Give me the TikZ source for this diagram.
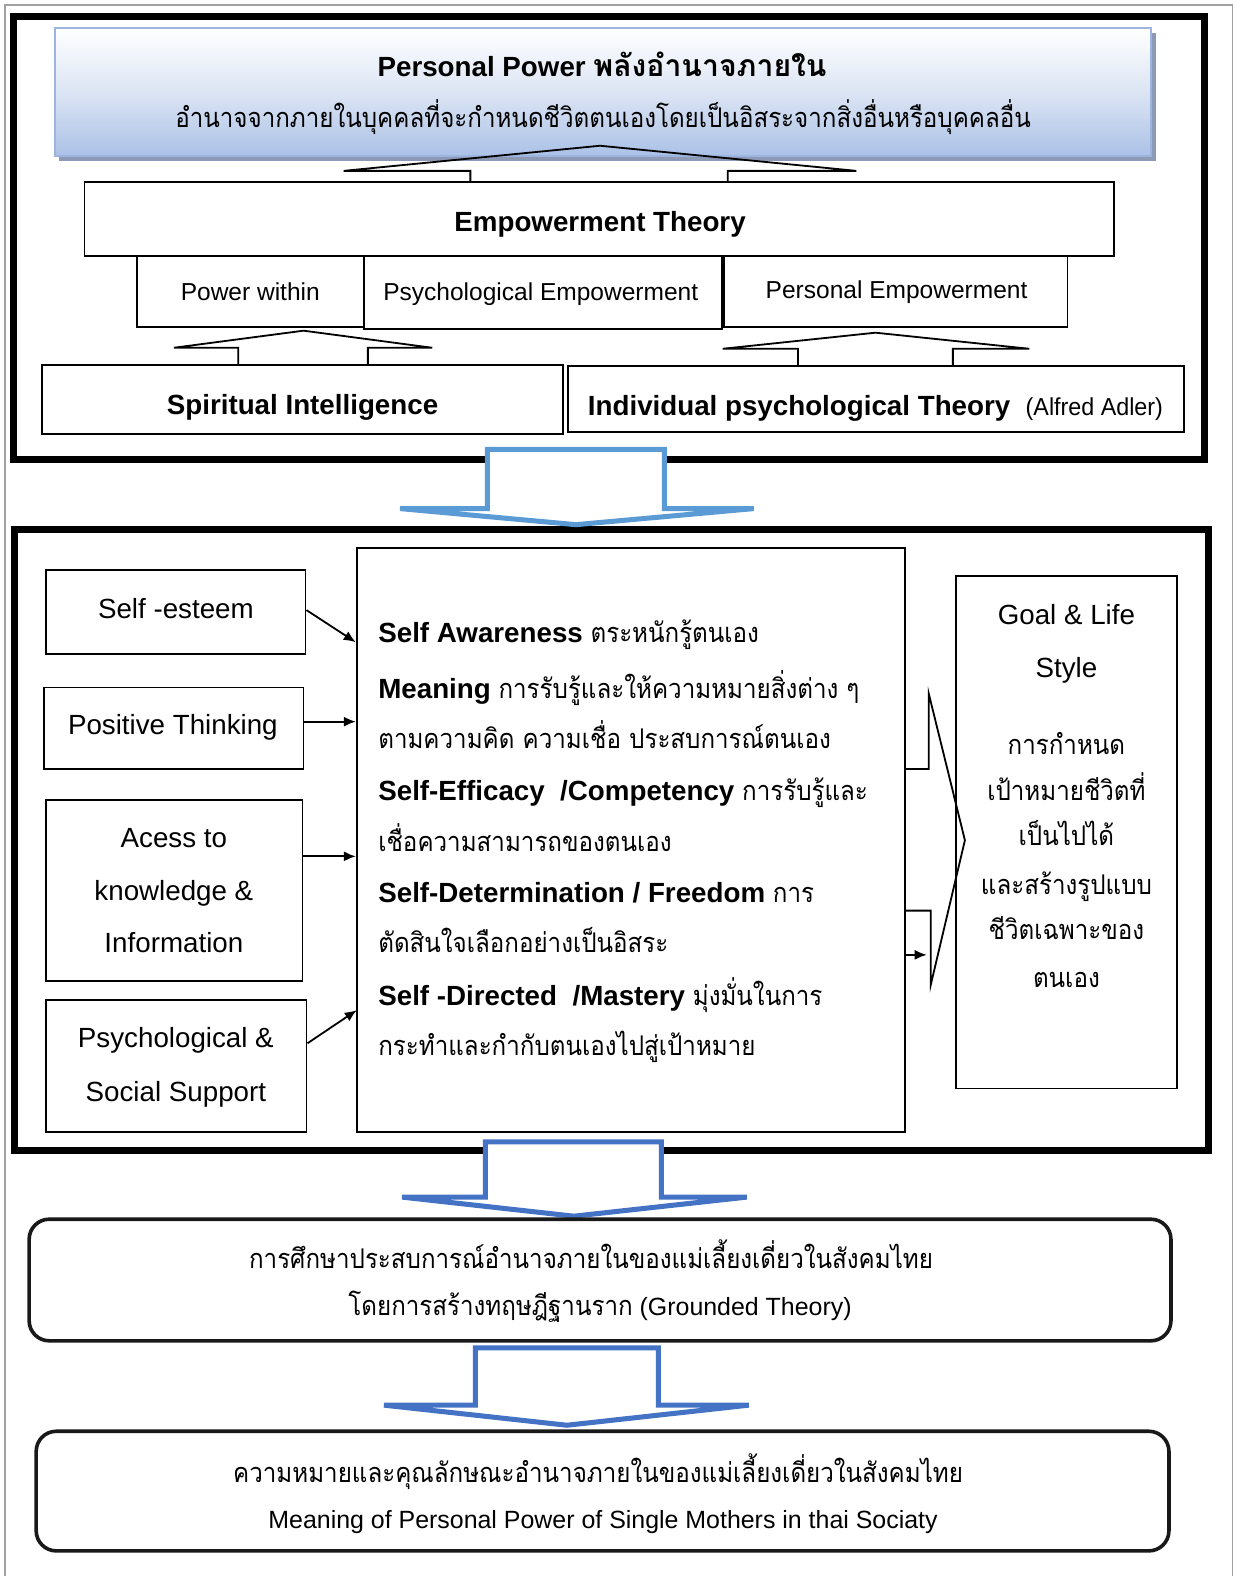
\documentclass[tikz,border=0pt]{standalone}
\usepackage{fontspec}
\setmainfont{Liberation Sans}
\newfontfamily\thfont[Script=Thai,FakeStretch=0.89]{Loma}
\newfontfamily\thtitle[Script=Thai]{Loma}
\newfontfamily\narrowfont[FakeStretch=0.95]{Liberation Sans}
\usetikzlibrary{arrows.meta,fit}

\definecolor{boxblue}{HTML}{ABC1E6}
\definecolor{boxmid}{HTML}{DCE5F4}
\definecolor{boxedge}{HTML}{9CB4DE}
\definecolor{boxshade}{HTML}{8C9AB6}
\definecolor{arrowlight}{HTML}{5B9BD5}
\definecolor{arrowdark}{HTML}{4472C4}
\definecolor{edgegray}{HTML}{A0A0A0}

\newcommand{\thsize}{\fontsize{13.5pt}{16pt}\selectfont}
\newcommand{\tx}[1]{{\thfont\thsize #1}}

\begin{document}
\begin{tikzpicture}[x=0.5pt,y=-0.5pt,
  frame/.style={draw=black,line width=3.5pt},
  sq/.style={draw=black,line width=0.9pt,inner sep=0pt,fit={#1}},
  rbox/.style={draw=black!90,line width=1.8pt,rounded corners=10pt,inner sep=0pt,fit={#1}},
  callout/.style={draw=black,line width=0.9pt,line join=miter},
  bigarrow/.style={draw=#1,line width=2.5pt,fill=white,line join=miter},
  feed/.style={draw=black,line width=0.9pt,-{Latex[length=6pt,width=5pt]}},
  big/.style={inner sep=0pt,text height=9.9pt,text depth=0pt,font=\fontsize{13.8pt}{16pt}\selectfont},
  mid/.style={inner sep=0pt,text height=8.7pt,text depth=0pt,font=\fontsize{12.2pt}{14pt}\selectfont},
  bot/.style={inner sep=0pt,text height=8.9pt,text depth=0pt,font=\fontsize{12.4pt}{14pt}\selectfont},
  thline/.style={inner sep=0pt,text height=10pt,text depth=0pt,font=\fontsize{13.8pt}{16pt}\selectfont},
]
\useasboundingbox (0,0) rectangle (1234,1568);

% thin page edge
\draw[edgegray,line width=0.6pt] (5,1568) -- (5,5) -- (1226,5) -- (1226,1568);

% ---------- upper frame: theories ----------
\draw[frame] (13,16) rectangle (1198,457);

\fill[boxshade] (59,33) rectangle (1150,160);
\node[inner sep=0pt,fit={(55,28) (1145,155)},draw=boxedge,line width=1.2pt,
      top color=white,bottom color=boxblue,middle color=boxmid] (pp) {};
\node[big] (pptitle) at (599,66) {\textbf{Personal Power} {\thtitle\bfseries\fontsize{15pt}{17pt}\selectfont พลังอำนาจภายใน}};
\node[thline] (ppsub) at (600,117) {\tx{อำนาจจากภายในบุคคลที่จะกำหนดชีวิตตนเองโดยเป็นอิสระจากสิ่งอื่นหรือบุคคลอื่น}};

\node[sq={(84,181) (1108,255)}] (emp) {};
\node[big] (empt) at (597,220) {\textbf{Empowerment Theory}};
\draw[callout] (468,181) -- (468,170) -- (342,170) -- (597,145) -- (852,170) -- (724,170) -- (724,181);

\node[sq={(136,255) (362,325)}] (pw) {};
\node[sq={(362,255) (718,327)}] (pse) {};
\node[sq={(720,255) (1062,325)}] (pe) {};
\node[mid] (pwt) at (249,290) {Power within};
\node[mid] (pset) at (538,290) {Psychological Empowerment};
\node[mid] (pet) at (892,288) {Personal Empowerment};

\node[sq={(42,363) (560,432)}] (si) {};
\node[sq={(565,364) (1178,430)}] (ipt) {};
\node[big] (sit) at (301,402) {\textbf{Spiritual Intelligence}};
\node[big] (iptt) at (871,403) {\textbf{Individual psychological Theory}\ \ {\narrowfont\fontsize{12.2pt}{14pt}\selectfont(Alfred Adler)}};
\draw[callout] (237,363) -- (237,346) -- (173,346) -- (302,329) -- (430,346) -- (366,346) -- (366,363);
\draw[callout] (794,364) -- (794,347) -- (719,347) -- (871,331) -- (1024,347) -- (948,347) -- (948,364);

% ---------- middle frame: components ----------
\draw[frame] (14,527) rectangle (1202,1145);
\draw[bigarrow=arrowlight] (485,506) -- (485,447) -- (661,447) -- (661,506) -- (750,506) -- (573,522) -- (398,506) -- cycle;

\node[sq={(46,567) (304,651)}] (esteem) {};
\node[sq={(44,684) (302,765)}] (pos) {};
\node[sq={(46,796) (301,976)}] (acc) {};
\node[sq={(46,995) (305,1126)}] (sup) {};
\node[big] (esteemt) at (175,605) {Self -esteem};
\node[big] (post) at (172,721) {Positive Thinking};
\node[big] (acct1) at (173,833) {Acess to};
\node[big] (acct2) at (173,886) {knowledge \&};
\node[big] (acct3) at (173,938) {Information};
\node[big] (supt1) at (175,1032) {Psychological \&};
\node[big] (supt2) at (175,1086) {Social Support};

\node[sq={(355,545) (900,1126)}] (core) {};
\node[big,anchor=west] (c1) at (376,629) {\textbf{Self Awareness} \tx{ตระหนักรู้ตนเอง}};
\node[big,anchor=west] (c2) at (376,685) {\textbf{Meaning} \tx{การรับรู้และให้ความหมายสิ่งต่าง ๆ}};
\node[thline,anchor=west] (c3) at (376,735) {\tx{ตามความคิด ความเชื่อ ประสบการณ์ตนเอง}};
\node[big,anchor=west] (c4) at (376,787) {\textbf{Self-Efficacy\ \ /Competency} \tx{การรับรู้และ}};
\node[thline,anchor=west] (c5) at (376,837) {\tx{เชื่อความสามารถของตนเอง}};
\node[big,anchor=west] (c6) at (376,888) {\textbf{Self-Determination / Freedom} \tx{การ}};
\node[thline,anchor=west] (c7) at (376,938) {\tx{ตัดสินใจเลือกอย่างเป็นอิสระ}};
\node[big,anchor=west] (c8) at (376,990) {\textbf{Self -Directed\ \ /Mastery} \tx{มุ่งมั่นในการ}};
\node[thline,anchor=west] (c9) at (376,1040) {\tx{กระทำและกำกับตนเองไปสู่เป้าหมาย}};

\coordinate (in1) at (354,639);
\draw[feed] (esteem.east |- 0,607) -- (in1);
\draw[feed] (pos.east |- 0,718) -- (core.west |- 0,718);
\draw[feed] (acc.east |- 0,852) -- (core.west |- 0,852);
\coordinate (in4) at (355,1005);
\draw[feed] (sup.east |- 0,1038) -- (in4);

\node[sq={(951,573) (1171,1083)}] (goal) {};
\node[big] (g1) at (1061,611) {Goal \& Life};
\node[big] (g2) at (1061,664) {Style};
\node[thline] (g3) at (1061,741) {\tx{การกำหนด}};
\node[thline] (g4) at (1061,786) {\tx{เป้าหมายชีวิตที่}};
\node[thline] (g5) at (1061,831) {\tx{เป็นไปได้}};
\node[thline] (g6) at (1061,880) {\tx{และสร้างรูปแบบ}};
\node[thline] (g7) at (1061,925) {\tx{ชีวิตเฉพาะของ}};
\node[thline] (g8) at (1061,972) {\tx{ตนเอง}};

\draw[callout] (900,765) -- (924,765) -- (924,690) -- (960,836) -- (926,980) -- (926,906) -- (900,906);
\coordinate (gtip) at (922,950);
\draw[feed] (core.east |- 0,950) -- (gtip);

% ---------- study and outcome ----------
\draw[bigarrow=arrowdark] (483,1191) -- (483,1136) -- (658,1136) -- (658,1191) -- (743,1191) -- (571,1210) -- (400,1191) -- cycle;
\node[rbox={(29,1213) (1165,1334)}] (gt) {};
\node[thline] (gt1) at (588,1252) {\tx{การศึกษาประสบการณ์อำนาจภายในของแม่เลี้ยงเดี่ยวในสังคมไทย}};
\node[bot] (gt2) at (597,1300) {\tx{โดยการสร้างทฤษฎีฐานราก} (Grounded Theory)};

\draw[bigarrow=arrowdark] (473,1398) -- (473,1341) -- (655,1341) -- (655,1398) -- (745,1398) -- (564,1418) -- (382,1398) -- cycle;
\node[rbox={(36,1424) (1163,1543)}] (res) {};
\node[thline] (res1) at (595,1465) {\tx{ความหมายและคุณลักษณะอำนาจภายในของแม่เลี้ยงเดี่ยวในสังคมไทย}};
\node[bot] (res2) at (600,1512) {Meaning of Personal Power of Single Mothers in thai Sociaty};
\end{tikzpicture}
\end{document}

SET PROBLEM :: Please take the lines from the beginning of the data above through the line holding "(1226,5) -- (1226,1568);" and transcribe them exactly, without any pictures.

TASK RESULT ::
Give me the TikZ source for this diagram.
\documentclass[tikz,border=0pt]{standalone}
\usepackage{fontspec}
\setmainfont{Liberation Sans}
\newfontfamily\thfont[Script=Thai,FakeStretch=0.89]{Loma}
\newfontfamily\thtitle[Script=Thai]{Loma}
\newfontfamily\narrowfont[FakeStretch=0.95]{Liberation Sans}
\usetikzlibrary{arrows.meta,fit}

\definecolor{boxblue}{HTML}{ABC1E6}
\definecolor{boxmid}{HTML}{DCE5F4}
\definecolor{boxedge}{HTML}{9CB4DE}
\definecolor{boxshade}{HTML}{8C9AB6}
\definecolor{arrowlight}{HTML}{5B9BD5}
\definecolor{arrowdark}{HTML}{4472C4}
\definecolor{edgegray}{HTML}{A0A0A0}

\newcommand{\thsize}{\fontsize{13.5pt}{16pt}\selectfont}
\newcommand{\tx}[1]{{\thfont\thsize #1}}

\begin{document}
\begin{tikzpicture}[x=0.5pt,y=-0.5pt,
  frame/.style={draw=black,line width=3.5pt},
  sq/.style={draw=black,line width=0.9pt,inner sep=0pt,fit={#1}},
  rbox/.style={draw=black!90,line width=1.8pt,rounded corners=10pt,inner sep=0pt,fit={#1}},
  callout/.style={draw=black,line width=0.9pt,line join=miter},
  bigarrow/.style={draw=#1,line width=2.5pt,fill=white,line join=miter},
  feed/.style={draw=black,line width=0.9pt,-{Latex[length=6pt,width=5pt]}},
  big/.style={inner sep=0pt,text height=9.9pt,text depth=0pt,font=\fontsize{13.8pt}{16pt}\selectfont},
  mid/.style={inner sep=0pt,text height=8.7pt,text depth=0pt,font=\fontsize{12.2pt}{14pt}\selectfont},
  bot/.style={inner sep=0pt,text height=8.9pt,text depth=0pt,font=\fontsize{12.4pt}{14pt}\selectfont},
  thline/.style={inner sep=0pt,text height=10pt,text depth=0pt,font=\fontsize{13.8pt}{16pt}\selectfont},
]
\useasboundingbox (0,0) rectangle (1234,1568);

% thin page edge
\draw[edgegray,line width=0.6pt] (5,1568) -- (5,5) -- (1226,5) -- (1226,1568);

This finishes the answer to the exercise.